» **Your goal**:
Return the whole listing, keeping every character the same.

» **Data block**:
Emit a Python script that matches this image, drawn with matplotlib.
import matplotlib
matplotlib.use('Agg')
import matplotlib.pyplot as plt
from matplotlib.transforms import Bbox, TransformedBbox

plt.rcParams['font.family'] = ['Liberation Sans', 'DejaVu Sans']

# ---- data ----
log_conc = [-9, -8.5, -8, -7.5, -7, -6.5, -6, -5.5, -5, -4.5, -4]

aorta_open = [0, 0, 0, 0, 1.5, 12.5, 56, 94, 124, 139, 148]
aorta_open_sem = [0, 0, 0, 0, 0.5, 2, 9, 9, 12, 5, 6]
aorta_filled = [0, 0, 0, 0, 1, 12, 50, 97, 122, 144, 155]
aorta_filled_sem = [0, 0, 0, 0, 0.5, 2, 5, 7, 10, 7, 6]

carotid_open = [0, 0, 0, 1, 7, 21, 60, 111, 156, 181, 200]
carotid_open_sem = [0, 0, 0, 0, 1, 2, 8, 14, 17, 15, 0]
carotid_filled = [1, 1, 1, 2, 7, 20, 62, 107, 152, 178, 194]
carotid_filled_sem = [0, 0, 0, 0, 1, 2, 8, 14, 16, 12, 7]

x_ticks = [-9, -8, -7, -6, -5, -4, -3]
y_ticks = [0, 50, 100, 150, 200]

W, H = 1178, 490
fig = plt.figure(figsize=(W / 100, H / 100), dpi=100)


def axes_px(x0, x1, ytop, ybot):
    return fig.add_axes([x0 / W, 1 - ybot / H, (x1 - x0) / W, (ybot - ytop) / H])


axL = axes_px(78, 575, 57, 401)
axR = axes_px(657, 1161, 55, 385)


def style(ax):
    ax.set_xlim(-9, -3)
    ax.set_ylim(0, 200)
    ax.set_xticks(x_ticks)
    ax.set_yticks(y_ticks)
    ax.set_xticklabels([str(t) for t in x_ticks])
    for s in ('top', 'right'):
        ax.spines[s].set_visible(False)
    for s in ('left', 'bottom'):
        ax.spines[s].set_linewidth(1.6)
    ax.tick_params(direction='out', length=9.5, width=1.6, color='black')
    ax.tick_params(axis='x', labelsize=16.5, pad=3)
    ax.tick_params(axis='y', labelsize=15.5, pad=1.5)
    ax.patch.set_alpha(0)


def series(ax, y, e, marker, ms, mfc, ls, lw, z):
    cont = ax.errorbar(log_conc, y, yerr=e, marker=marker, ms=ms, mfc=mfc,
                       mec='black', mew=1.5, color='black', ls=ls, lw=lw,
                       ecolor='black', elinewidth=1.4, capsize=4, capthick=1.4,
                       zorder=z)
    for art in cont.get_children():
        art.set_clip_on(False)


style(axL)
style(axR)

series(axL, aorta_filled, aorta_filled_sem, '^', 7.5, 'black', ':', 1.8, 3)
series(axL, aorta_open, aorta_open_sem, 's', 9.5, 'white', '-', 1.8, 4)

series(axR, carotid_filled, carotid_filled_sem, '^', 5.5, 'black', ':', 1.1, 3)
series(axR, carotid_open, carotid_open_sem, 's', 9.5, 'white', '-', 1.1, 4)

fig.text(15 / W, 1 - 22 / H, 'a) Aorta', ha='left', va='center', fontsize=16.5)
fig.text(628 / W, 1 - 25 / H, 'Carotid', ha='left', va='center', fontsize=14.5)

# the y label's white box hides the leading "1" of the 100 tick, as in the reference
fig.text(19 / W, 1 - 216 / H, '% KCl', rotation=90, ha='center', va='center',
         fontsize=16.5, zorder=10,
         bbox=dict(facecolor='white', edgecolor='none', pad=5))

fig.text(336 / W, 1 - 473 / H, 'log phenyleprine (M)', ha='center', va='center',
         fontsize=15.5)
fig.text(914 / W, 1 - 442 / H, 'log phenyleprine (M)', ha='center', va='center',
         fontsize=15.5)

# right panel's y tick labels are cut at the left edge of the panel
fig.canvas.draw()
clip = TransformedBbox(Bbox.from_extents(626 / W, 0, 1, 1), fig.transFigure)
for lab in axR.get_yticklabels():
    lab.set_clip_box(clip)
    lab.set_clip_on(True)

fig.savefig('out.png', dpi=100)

» **Output of the exercise**:
Emit a Python script that matches this image, drawn with matplotlib.
import matplotlib
matplotlib.use('Agg')
import matplotlib.pyplot as plt
from matplotlib.transforms import Bbox, TransformedBbox

plt.rcParams['font.family'] = ['Liberation Sans', 'DejaVu Sans']

# ---- data ----
log_conc = [-9, -8.5, -8, -7.5, -7, -6.5, -6, -5.5, -5, -4.5, -4]

aorta_open = [0, 0, 0, 0, 1.5, 12.5, 56, 94, 124, 139, 148]
aorta_open_sem = [0, 0, 0, 0, 0.5, 2, 9, 9, 12, 5, 6]
aorta_filled = [0, 0, 0, 0, 1, 12, 50, 97, 122, 144, 155]
aorta_filled_sem = [0, 0, 0, 0, 0.5, 2, 5, 7, 10, 7, 6]

carotid_open = [0, 0, 0, 1, 7, 21, 60, 111, 156, 181, 200]
carotid_open_sem = [0, 0, 0, 0, 1, 2, 8, 14, 17, 15, 0]
carotid_filled = [1, 1, 1, 2, 7, 20, 62, 107, 152, 178, 194]
carotid_filled_sem = [0, 0, 0, 0, 1, 2, 8, 14, 16, 12, 7]

x_ticks = [-9, -8, -7, -6, -5, -4, -3]
y_ticks = [0, 50, 100, 150, 200]

W, H = 1178, 490
fig = plt.figure(figsize=(W / 100, H / 100), dpi=100)


def axes_px(x0, x1, ytop, ybot):
    return fig.add_axes([x0 / W, 1 - ybot / H, (x1 - x0) / W, (ybot - ytop) / H])


axL = axes_px(78, 575, 57, 401)
axR = axes_px(657, 1161, 55, 385)


def style(ax):
    ax.set_xlim(-9, -3)
    ax.set_ylim(0, 200)
    ax.set_xticks(x_ticks)
    ax.set_yticks(y_ticks)
    ax.set_xticklabels([str(t) for t in x_ticks])
    for s in ('top', 'right'):
        ax.spines[s].set_visible(False)
    for s in ('left', 'bottom'):
        ax.spines[s].set_linewidth(1.6)
    ax.tick_params(direction='out', length=9.5, width=1.6, color='black')
    ax.tick_params(axis='x', labelsize=16.5, pad=3)
    ax.tick_params(axis='y', labelsize=15.5, pad=1.5)
    ax.patch.set_alpha(0)


def series(ax, y, e, marker, ms, mfc, ls, lw, z):
    cont = ax.errorbar(log_conc, y, yerr=e, marker=marker, ms=ms, mfc=mfc,
                       mec='black', mew=1.5, color='black', ls=ls, lw=lw,
                       ecolor='black', elinewidth=1.4, capsize=4, capthick=1.4,
                       zorder=z)
    for art in cont.get_children():
        art.set_clip_on(False)


style(axL)
style(axR)

series(axL, aorta_filled, aorta_filled_sem, '^', 7.5, 'black', ':', 1.8, 3)
series(axL, aorta_open, aorta_open_sem, 's', 9.5, 'white', '-', 1.8, 4)

series(axR, carotid_filled, carotid_filled_sem, '^', 5.5, 'black', ':', 1.1, 3)
series(axR, carotid_open, carotid_open_sem, 's', 9.5, 'white', '-', 1.1, 4)

fig.text(15 / W, 1 - 22 / H, 'a) Aorta', ha='left', va='center', fontsize=16.5)
fig.text(628 / W, 1 - 25 / H, 'Carotid', ha='left', va='center', fontsize=14.5)

# the y label's white box hides the leading "1" of the 100 tick, as in the reference
fig.text(19 / W, 1 - 216 / H, '% KCl', rotation=90, ha='center', va='center',
         fontsize=16.5, zorder=10,
         bbox=dict(facecolor='white', edgecolor='none', pad=5))

fig.text(336 / W, 1 - 473 / H, 'log phenyleprine (M)', ha='center', va='center',
         fontsize=15.5)
fig.text(914 / W, 1 - 442 / H, 'log phenyleprine (M)', ha='center', va='center',
         fontsize=15.5)

# right panel's y tick labels are cut at the left edge of the panel
fig.canvas.draw()
clip = TransformedBbox(Bbox.from_extents(626 / W, 0, 1, 1), fig.transFigure)
for lab in axR.get_yticklabels():
    lab.set_clip_box(clip)
    lab.set_clip_on(True)

fig.savefig('out.png', dpi=100)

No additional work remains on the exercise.